TASK PROMPT - Show all lines from the listing below that contain "chart".

-- start WORKING DATA --

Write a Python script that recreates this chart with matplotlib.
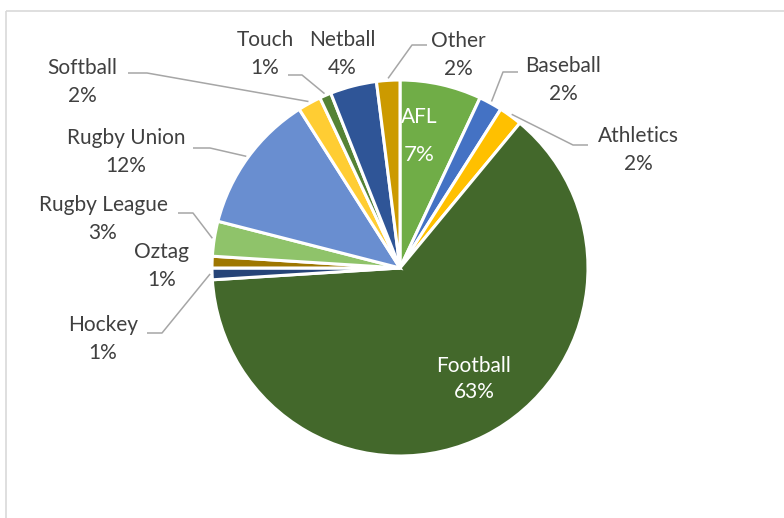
import matplotlib.pyplot as plt
import numpy as np
from matplotlib.patches import Rectangle

# Sport participation shares (%), clockwise from 12 o'clock
sports = ['AFL', 'Baseball', 'Athletics', 'Football', 'Hockey', 'Oztag',
          'Rugby League', 'Rugby Union', 'Softball', 'Touch', 'Netball', 'Other']
shares = [7, 2, 2, 63, 1, 1, 3, 12, 2, 1, 4, 2]
colors = ['#70AD47', '#4472C4', '#FFC000', '#43682B', '#264478', '#9E7700',
          '#8FC36A', '#698ED0', '#FFCD33', '#548235', '#2F5597', '#CC9A00']

# label centre (px) and leader-line elbow points (px); None = no leader
label_pos = {
    'AFL': (419, 136), 'Baseball': (563, 80), 'Athletics': (638, 150),
    'Football': (474, 379), 'Hockey': (103, 339), 'Oztag': (162, 266),
    'Rugby League': (103, 219), 'Rugby Union': (126, 152), 'Softball': (82, 82),
    'Touch': (265, 54), 'Netball': (342, 54), 'Other': (458, 55),
}
leaders = {
    'Other': [(427, 45), (412, 45)],
    'Baseball': [(518, 72), (503, 72)],
    'Athletics': [(588, 145), (573, 145)],
    'Touch': [(288, 75), (302, 75)],
    'Softball': [(128, 73), (147, 73)],
    'Rugby Union': [(193, 148), (210, 148)],
    'Rugby League': [(178, 213), (193, 213)],
    'Hockey': [(147, 333), (162, 333)],
}
inside = ['AFL', 'Football']

W, H = 784, 518
cx, cy, R = 400, 268, 188
text_col = '#404040'
font = ['Lato', 'DejaVu Sans']
fs = 15

fig = plt.figure(figsize=(W / 100, H / 100), dpi=100)
ax = fig.add_axes([0, 0, 1, 1])
ax.set_xlim(0, W)
ax.set_ylim(H, 0)
ax.set_aspect('equal')
ax.axis('off')

# chart frame (runs off the right and bottom edge)
ax.add_patch(Rectangle((6.5, 10.5), W, H, fill=False, edgecolor='#D9D9D9', linewidth=1.2))

# y axis is inverted, so counterclock=True draws clockwise on screen
wedges, _ = ax.pie(shares, colors=colors, startangle=-90, counterclock=True,
                   center=(cx, cy), radius=R, frame=True,
                   wedgeprops=dict(edgecolor='white', linewidth=2.2))
ax.set_xlim(0, W)
ax.set_ylim(H, 0)
ax.axis('off')

cum = np.cumsum([0] + shares) / sum(shares)
for i, name in enumerate(sports):
    mid = 2 * np.pi * (cum[i] + cum[i + 1]) / 2
    edge = (cx + (R + 2) * np.sin(mid), cy - (R + 2) * np.cos(mid))
    lx, ly = label_pos[name]
    if name in inside:
        gap = 19 if name == 'AFL' else 13
        ax.text(lx, ly - gap, name, color='white', fontsize=fs, family=font,
                ha='center', va='center')
        ax.text(lx, ly + gap, f'{shares[i]}%', color='white', fontsize=fs + 1 if name == 'AFL' else fs,
                family=font, ha='center', va='center')
        continue
    ax.text(lx, ly - 14, name, color=text_col, fontsize=fs, family=font,
            ha='center', va='center')
    ax.text(lx, ly + 14, f'{shares[i]}%', color=text_col, fontsize=fs, family=font,
            ha='center', va='center')
    if name in leaders:
        pts = leaders[name] + [edge]
        xs, ys = zip(*pts)
        ax.plot(xs, ys, color='#A6A6A6', linewidth=1.1, solid_capstyle='butt')

fig.savefig('out.png', dpi=100)
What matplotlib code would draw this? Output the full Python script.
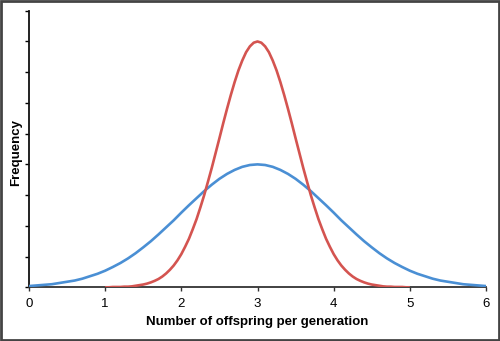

-- end WORKING DATA --

THE ANSWER -
Write a Python script that recreates this chart with matplotlib.
# chart frame (runs off the right and bottom edge)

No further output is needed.